Before we begin, let’s talk a
little about what the difference is between machine learning and artificial
intelligence as the two are often thought to be one and the same. We’ll also
explore briefly what we mean by ‘algorithms’ in the context of machine learning.

In the media, we often hear marketers use terms like machine learning,
algorithms and artificial intelligence interchangeably. Although conceptually
they are related each is a distinct concept:

**What is Machine Learning?
**

Machine Learning describes the methods through which we train computer systems to get better at specific tasks. These tasks can include various levels of complexity but are typically not intelligent (at least by standard definitions) in how they function. We use machine learning to help our computer system interpret, classify and make predictions on new data we can use to further enhance and develop our problem solving system.

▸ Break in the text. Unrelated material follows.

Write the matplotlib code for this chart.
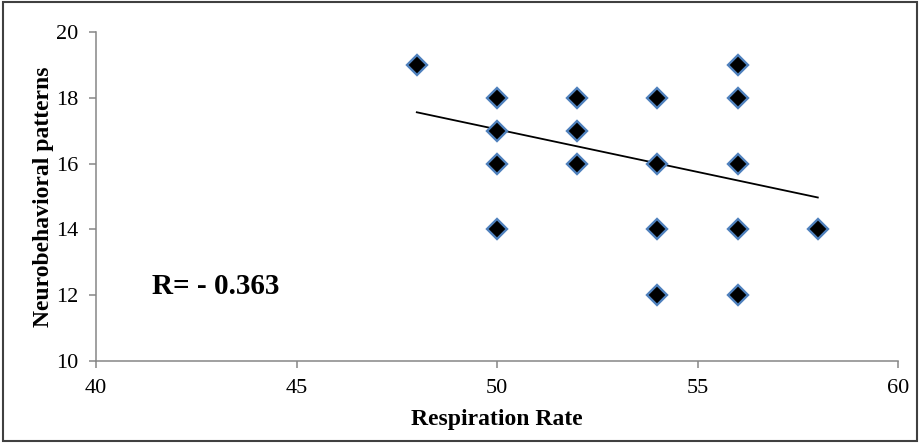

**What is Artificial Intelligence?**

Artificial Intelligence is a field of computer research in which scientists attempt to emulate human intelligence in every way. Despite what is reported in the media, there is no truly artificial intelligence system to date which meets all the requirements of mimicking human intelligence completely. When we read about advanced computing systems like ‘Google AI’ and ‘Microsoft AI’ what we’re really talking about are breakthroughs and repurposing of machine learning techniques, both old and new, that have been popularized in the last few years to solve specific data problems.

Machine learning is an incredibly powerful tool when applied to big data problems. It has the capability of reducing the amount of manual effort required to process noisy data by making inferences on data before our analysis begins. It also has the ability to classify and cluster data to give us a better understanding where differences between the data lie -- but it isn’t a cure-all. In order to apply machine learning techniques effectively, a component of human guidance with model selection and testing is usually required.

**What is an Algorithm?**

When we talk about algorithms in the context of machine learning, we’re referring to a process of solving a problem using a calculation or logic process typically executed using computer code. This can be either a simple mathematical calculation or a series of calculations that give us an expected (or sometimes unexpected) result.

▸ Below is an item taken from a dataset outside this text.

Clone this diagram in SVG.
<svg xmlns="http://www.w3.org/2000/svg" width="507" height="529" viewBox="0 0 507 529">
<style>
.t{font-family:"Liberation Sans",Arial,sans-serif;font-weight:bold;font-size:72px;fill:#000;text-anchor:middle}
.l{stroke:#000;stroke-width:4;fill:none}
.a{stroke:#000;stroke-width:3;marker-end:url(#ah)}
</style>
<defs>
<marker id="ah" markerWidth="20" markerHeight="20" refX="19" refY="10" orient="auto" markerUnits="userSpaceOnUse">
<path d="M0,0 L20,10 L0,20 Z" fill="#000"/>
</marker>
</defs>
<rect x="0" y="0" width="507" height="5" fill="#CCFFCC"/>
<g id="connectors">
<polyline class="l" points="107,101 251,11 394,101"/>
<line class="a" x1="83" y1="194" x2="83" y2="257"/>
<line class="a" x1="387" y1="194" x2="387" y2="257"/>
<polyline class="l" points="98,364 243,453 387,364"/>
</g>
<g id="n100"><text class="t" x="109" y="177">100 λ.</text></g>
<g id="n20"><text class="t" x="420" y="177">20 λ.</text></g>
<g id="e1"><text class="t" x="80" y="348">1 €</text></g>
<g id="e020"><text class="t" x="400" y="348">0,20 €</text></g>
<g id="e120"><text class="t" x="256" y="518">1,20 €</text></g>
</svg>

Throughout this article, we’ll refer to mathematical notations used in machine learning algorithms which are an expression of the logic processes and calculations required to demonstrate a ‘learning’ computer program. Don't be intimidated. If you’re in the process of designing a machine learning algorithm, your job will be to translate these notations into functional programs which is typically much less complicated than it appears.

Types of Machine Learning Algorithms

Types of Machine Learning Algorithms

**
**Machine learning algorithms are typically broken down into three
categories:

__Supervised Learning__

Supervised learning algorithms require a ‘trainer’ or set of training data that has
been correctly organized and labeled. With supervised learning, machine learning
systems are provided with ‘an answer’ in the form of training data used to
correctly learn or categorize new data. Supervised learning algorithms are most
effective where the relationship and correlation in our data is clear. Logistic
regression, Naïve Bayes, kNN and SVMs are all examples of supervised learning
algorithms.

__Unsupervised Learning__

Unsupervised learning algorithms do not require training data, as associations are
learned from new 'input' data that is processed by our algorithm. We use unsupervised learning to
determine what differences and similarities are present in the data and
categorize or cluster them accordingly. Unsupervised learning algorithms are
most effective with complex data, where relationships are either too complex to
guess or correlation is unknown. Clustering or grouping of the information can
then be used to determine the relationships, if any, exist. A data scientist can then analyze the relationships and determine if they are meaningful and if any causations exists that account for those correlations. Random forests,
Apriori, Neural Networks and K-Means are all examples of unsupervised learning
algorithms.

__Reinforced Learning__

You can think of reinforced learning algorithms as supervised learning
algorithms that have self-improvement mechanisms built-in. Typically, reinforced
learning algorithms make improvements to the algorithms model by updating training data
with new data. This data is typically selected by using a score or
predetermined value that estimates how well categorized a data set is, then
either adding it to the training set for future comparison or discarding it.

**Common Algorithm Tasks
**As with any complex computer system, different machine learning
algorithms can be used to solve specific machine learning problems. In this
article, we’ll break down our algorithms into the following two categories of typical
machine learning tasks:

__Predictive Tasks__Algorithms we use to make specific predictions with continuous output values. In machine learning, we can use predictions to make our machine learning system make assumptions about data, evaluate those assumptions and adjust our predictions to get better as more predictions are made.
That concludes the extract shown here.